The slight discrepancy observed between the position of the diffractor (western red point in Fig. 8) and the corner imaged by seismic reflection can result from several causes: (i) the GPK1 well is located about half a kilometre south of the seismic line (Fig. 1); (ii) time-depth relation in the GPK1 well is not perfectly representative at the seismic line position, especially due to the Soultz-sous-Forêts fault position; and (iii) the deep part of the GPK1 well is slightly deviated, in contrast with the sketch on Fig. 8.

Curiously, no other diffraction in P or S mode can be observed at the concave or convex Soultz-sous-Forêts fault corners on the zero offset VSP or on the three offset VSPs. Therefore, a minor variation of the seismic source position at the surface (about 15°–30° seen from the diffractor) does not result in diffraction in the GPK1 well, even with lower amplitude. It emphasises the complex elastic behaviour of diffracting objects, in particular their radiation patterns, as already observed in previous case studies (Naville et al., 2004; Place et al., 2007). The theoretical aspects of diffraction is poorly documented, except some attempts regarding basic fault step geometry (Berryhill, 1977; Grad, 1984) or cracks (e.g. Coutant, 1989; Kawahara and Yamashita, 1992; Liu et al., 1997; Tan, 1977; Van der Hijden and Neerhoff, 1983; Wu and Aki, 1985). Such approaches should be continued to more accurate fault step geometries to address their very erratic and anisotropic radiation patterns.
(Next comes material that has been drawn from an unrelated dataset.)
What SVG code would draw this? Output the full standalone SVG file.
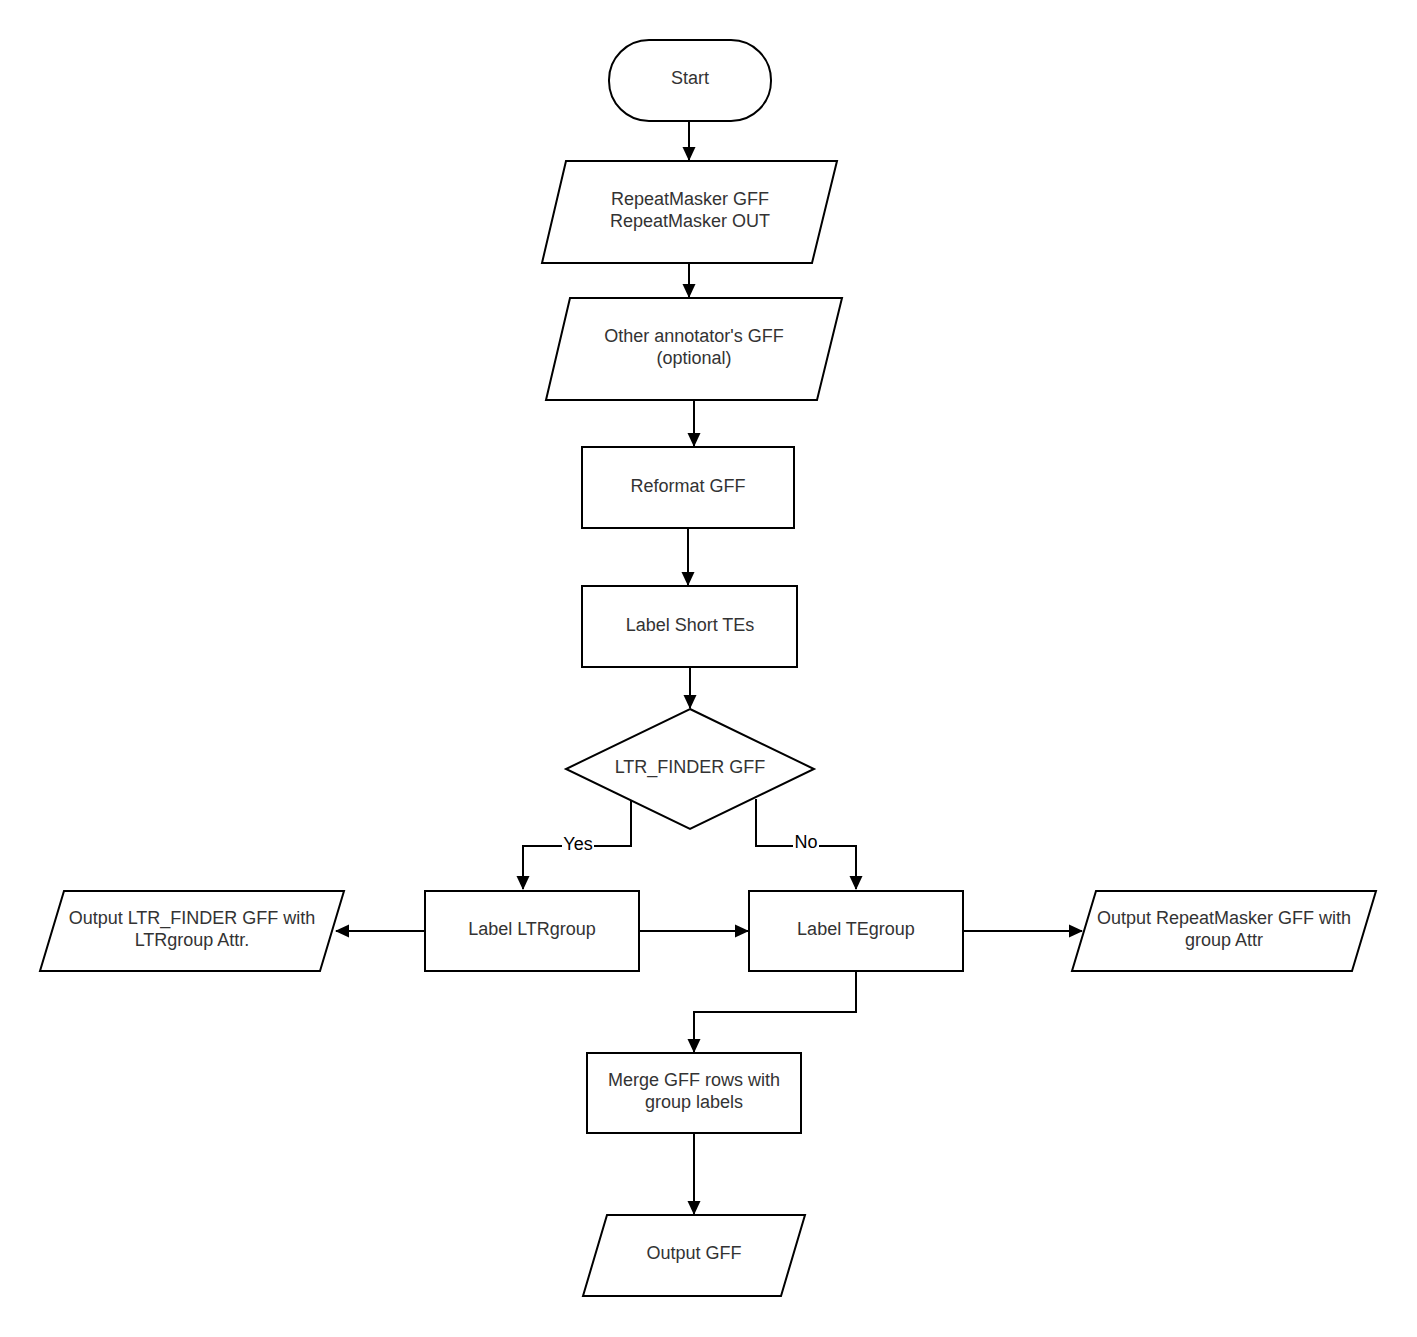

One issue of such studies would be to assist the diffractions to occur, by accurately positioning the sources and receivers around possible diffractors. Nevertheless, it is noteworthy that the exploitation of diffractions is mastered enough for structural geology applications, helping the interpretation in various geological contexts. For example, such an analysis could be applied to the VSP data set presented in Marti et al., 2006 where a nice diffraction probably marking fault intersection is neglected (Fig. 3 of their paper).